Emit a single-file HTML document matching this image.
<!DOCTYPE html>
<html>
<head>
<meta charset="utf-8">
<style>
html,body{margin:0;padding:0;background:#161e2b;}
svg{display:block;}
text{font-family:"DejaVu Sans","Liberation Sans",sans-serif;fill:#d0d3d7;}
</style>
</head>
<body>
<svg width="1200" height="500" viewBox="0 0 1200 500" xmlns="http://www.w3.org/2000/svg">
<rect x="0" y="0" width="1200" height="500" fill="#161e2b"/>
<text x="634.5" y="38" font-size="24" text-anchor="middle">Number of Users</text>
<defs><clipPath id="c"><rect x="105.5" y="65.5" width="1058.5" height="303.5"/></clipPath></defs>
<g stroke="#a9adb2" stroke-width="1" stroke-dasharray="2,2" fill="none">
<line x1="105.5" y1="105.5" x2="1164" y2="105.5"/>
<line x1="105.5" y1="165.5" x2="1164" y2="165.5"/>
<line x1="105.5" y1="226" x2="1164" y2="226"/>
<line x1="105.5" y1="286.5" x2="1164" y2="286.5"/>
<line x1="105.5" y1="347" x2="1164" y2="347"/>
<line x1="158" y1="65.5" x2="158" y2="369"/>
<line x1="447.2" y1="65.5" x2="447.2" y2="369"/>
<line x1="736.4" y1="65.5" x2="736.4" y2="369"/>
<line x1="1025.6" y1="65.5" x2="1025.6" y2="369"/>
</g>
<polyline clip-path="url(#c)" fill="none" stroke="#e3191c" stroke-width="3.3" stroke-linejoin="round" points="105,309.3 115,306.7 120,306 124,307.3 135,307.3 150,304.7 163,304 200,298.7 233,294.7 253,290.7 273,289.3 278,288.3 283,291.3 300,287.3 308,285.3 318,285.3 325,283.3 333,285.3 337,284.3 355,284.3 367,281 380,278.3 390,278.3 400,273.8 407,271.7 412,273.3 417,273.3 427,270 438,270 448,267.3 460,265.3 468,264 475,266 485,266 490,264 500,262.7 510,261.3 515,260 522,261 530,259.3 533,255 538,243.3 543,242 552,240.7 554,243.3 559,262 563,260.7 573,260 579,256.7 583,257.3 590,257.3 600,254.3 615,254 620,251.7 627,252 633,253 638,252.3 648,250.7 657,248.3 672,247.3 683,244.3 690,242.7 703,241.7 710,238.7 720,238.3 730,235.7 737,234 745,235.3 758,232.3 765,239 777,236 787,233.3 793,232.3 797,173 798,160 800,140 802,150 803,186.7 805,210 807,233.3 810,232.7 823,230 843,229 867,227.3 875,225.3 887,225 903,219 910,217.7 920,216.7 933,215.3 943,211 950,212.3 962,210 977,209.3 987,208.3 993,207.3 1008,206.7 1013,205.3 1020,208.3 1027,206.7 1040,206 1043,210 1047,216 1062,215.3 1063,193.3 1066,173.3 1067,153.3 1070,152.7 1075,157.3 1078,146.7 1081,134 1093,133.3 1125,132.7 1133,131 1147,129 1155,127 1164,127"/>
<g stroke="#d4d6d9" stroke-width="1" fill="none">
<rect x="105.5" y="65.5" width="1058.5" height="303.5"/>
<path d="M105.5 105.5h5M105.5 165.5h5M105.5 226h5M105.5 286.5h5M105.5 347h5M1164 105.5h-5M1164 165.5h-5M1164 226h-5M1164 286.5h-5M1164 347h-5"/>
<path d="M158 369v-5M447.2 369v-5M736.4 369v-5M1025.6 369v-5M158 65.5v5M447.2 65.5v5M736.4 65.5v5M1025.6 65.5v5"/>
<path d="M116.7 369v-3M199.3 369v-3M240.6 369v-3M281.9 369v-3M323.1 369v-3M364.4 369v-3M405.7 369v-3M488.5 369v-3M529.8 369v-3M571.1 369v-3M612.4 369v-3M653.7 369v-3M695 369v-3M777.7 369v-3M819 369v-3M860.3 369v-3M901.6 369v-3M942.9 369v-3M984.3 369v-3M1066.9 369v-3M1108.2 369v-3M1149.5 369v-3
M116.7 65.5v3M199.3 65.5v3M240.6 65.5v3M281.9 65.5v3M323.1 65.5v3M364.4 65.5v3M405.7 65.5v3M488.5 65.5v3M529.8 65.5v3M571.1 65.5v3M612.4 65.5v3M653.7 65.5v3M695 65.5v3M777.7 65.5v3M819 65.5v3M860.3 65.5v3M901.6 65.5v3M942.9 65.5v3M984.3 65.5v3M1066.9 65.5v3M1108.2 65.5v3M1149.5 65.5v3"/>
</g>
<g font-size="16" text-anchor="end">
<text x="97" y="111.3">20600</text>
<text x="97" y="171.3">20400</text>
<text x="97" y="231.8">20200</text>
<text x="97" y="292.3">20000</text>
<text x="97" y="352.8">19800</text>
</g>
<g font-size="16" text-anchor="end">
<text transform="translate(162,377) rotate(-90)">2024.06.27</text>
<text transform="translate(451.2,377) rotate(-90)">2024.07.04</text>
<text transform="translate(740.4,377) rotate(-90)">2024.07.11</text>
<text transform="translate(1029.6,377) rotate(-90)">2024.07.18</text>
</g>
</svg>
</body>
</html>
○ ○ ○ ○ ○
- **Problem to work on**
Print all the data exactly.

- **Correct answer**
Emit a single-file HTML document matching this image.
<!DOCTYPE html>
<html>
<head>
<meta charset="utf-8">
<style>
html,body{margin:0;padding:0;background:#161e2b;}
svg{display:block;}
text{font-family:"DejaVu Sans","Liberation Sans",sans-serif;fill:#d0d3d7;}
</style>
</head>
<body>
<svg width="1200" height="500" viewBox="0 0 1200 500" xmlns="http://www.w3.org/2000/svg">
<rect x="0" y="0" width="1200" height="500" fill="#161e2b"/>
<text x="634.5" y="38" font-size="24" text-anchor="middle">Number of Users</text>
<defs><clipPath id="c"><rect x="105.5" y="65.5" width="1058.5" height="303.5"/></clipPath></defs>
<g stroke="#a9adb2" stroke-width="1" stroke-dasharray="2,2" fill="none">
<line x1="105.5" y1="105.5" x2="1164" y2="105.5"/>
<line x1="105.5" y1="165.5" x2="1164" y2="165.5"/>
<line x1="105.5" y1="226" x2="1164" y2="226"/>
<line x1="105.5" y1="286.5" x2="1164" y2="286.5"/>
<line x1="105.5" y1="347" x2="1164" y2="347"/>
<line x1="158" y1="65.5" x2="158" y2="369"/>
<line x1="447.2" y1="65.5" x2="447.2" y2="369"/>
<line x1="736.4" y1="65.5" x2="736.4" y2="369"/>
<line x1="1025.6" y1="65.5" x2="1025.6" y2="369"/>
</g>
<polyline clip-path="url(#c)" fill="none" stroke="#e3191c" stroke-width="3.3" stroke-linejoin="round" points="105,309.3 115,306.7 120,306 124,307.3 135,307.3 150,304.7 163,304 200,298.7 233,294.7 253,290.7 273,289.3 278,288.3 283,291.3 300,287.3 308,285.3 318,285.3 325,283.3 333,285.3 337,284.3 355,284.3 367,281 380,278.3 390,278.3 400,273.8 407,271.7 412,273.3 417,273.3 427,270 438,270 448,267.3 460,265.3 468,264 475,266 485,266 490,264 500,262.7 510,261.3 515,260 522,261 530,259.3 533,255 538,243.3 543,242 552,240.7 554,243.3 559,262 563,260.7 573,260 579,256.7 583,257.3 590,257.3 600,254.3 615,254 620,251.7 627,252 633,253 638,252.3 648,250.7 657,248.3 672,247.3 683,244.3 690,242.7 703,241.7 710,238.7 720,238.3 730,235.7 737,234 745,235.3 758,232.3 765,239 777,236 787,233.3 793,232.3 797,173 798,160 800,140 802,150 803,186.7 805,210 807,233.3 810,232.7 823,230 843,229 867,227.3 875,225.3 887,225 903,219 910,217.7 920,216.7 933,215.3 943,211 950,212.3 962,210 977,209.3 987,208.3 993,207.3 1008,206.7 1013,205.3 1020,208.3 1027,206.7 1040,206 1043,210 1047,216 1062,215.3 1063,193.3 1066,173.3 1067,153.3 1070,152.7 1075,157.3 1078,146.7 1081,134 1093,133.3 1125,132.7 1133,131 1147,129 1155,127 1164,127"/>
<g stroke="#d4d6d9" stroke-width="1" fill="none">
<rect x="105.5" y="65.5" width="1058.5" height="303.5"/>
<path d="M105.5 105.5h5M105.5 165.5h5M105.5 226h5M105.5 286.5h5M105.5 347h5M1164 105.5h-5M1164 165.5h-5M1164 226h-5M1164 286.5h-5M1164 347h-5"/>
<path d="M158 369v-5M447.2 369v-5M736.4 369v-5M1025.6 369v-5M158 65.5v5M447.2 65.5v5M736.4 65.5v5M1025.6 65.5v5"/>
<path d="M116.7 369v-3M199.3 369v-3M240.6 369v-3M281.9 369v-3M323.1 369v-3M364.4 369v-3M405.7 369v-3M488.5 369v-3M529.8 369v-3M571.1 369v-3M612.4 369v-3M653.7 369v-3M695 369v-3M777.7 369v-3M819 369v-3M860.3 369v-3M901.6 369v-3M942.9 369v-3M984.3 369v-3M1066.9 369v-3M1108.2 369v-3M1149.5 369v-3
M116.7 65.5v3M199.3 65.5v3M240.6 65.5v3M281.9 65.5v3M323.1 65.5v3M364.4 65.5v3M405.7 65.5v3M488.5 65.5v3M529.8 65.5v3M571.1 65.5v3M612.4 65.5v3M653.7 65.5v3M695 65.5v3M777.7 65.5v3M819 65.5v3M860.3 65.5v3M901.6 65.5v3M942.9 65.5v3M984.3 65.5v3M1066.9 65.5v3M1108.2 65.5v3M1149.5 65.5v3"/>
</g>
<g font-size="16" text-anchor="end">
<text x="97" y="111.3">20600</text>
<text x="97" y="171.3">20400</text>
<text x="97" y="231.8">20200</text>
<text x="97" y="292.3">20000</text>
<text x="97" y="352.8">19800</text>
</g>
<g font-size="16" text-anchor="end">
<text transform="translate(162,377) rotate(-90)">2024.06.27</text>
<text transform="translate(451.2,377) rotate(-90)">2024.07.04</text>
<text transform="translate(740.4,377) rotate(-90)">2024.07.11</text>
<text transform="translate(1029.6,377) rotate(-90)">2024.07.18</text>
</g>
</svg>
</body>
</html>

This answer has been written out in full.